BOOK REVIEW - THE WHITE WOLF BY MAX BRAND

Firstly when Leisure Books secured the rights to publish this book, which originally came out in 1926,  as a mass market paperback they must not have read it. They must have figured it's Max Brand so it's a western but although it's a wonderful and memorable read it is certainly not a western. The beautiful cover painting must also have been done from a misleading synopsis that went something like, "a western and there's a white wolf in it". Problem is the white wolf in question is actually a bull terrier and not the lupine creature depicted on the admittedly beautiful cover painting.


Less western and more wildlife adventure - it's closer in theme and spirit to Watership Down than Shane, but that's not a criticism - I loved the book. Though if I was looking for a western as the book suggests I would have been disappointed but as it was after a chapter or so I found myself sucked into this great story.


It is the story of Tucker Crosden who is determined to breed the perfect bull terrier - he decides to take his prize bitch into the mountain to give birth because he figures that if the pups spend their initial weeks in the wilds it will make them better dogs. One day he goes hunting but a wolf sneaks into camp and after a bitter fight with the terrier bitch proceeds to kill the puppies. However one of the pups does manage to escape  and finds shelter amongst a litter of wolf cubs and is then raised as wolf - the dog becomes known to other wolves as The White Wolf.


The animals talk to each other in this story, they speak with the full range of human language and this is the story of White Wolf and his struggles to become accepted by his adopted species. It's a great yarn - heart warming on times and also thrilling as the young dog struggles to survive in the brutal world created by Mother Nature. White Wolf, comes from a species long domesticated by man but now the rules of civilisation are alien to the environment in which he finds himself.

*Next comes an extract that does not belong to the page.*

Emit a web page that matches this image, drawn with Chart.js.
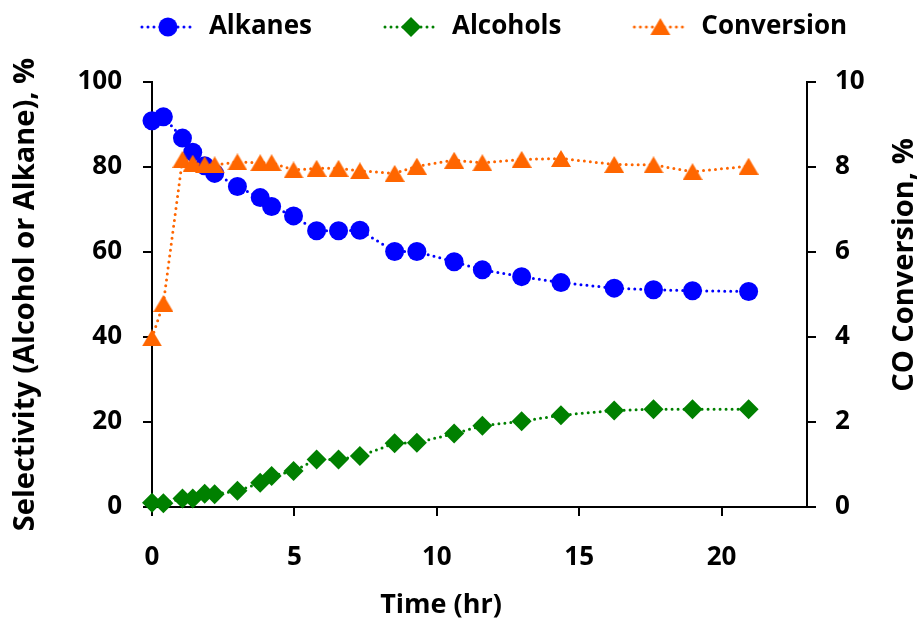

"Do you hear?" growled the black wolf, licking the great scar on its foreleg. "Is that the voice of one of our kind."
                  La Sombra reached out a tentative paw and turned the puppy on its back; then she sniffed it from head to toe.
                 "It is strange," she said, hesitantly.
                  "It is not half the size of the others, for one thing," remarked the father.







It's a great read, hugely entertaining but it's most certainly not a western.

1 comment:

Paul Bishop said...

This is interesting. Was Brand (I can't remeber his actual name at the moment) doing a variation on the white child adopted by Indians after they've slaughter his family?

This is kind of a standard in the western genre and perhaps Brand either consciously or unconsciously played the theme out through a different scenario.

I may be reaching for meaning that isn't (most probably isn't) there, but it's definitely a thought.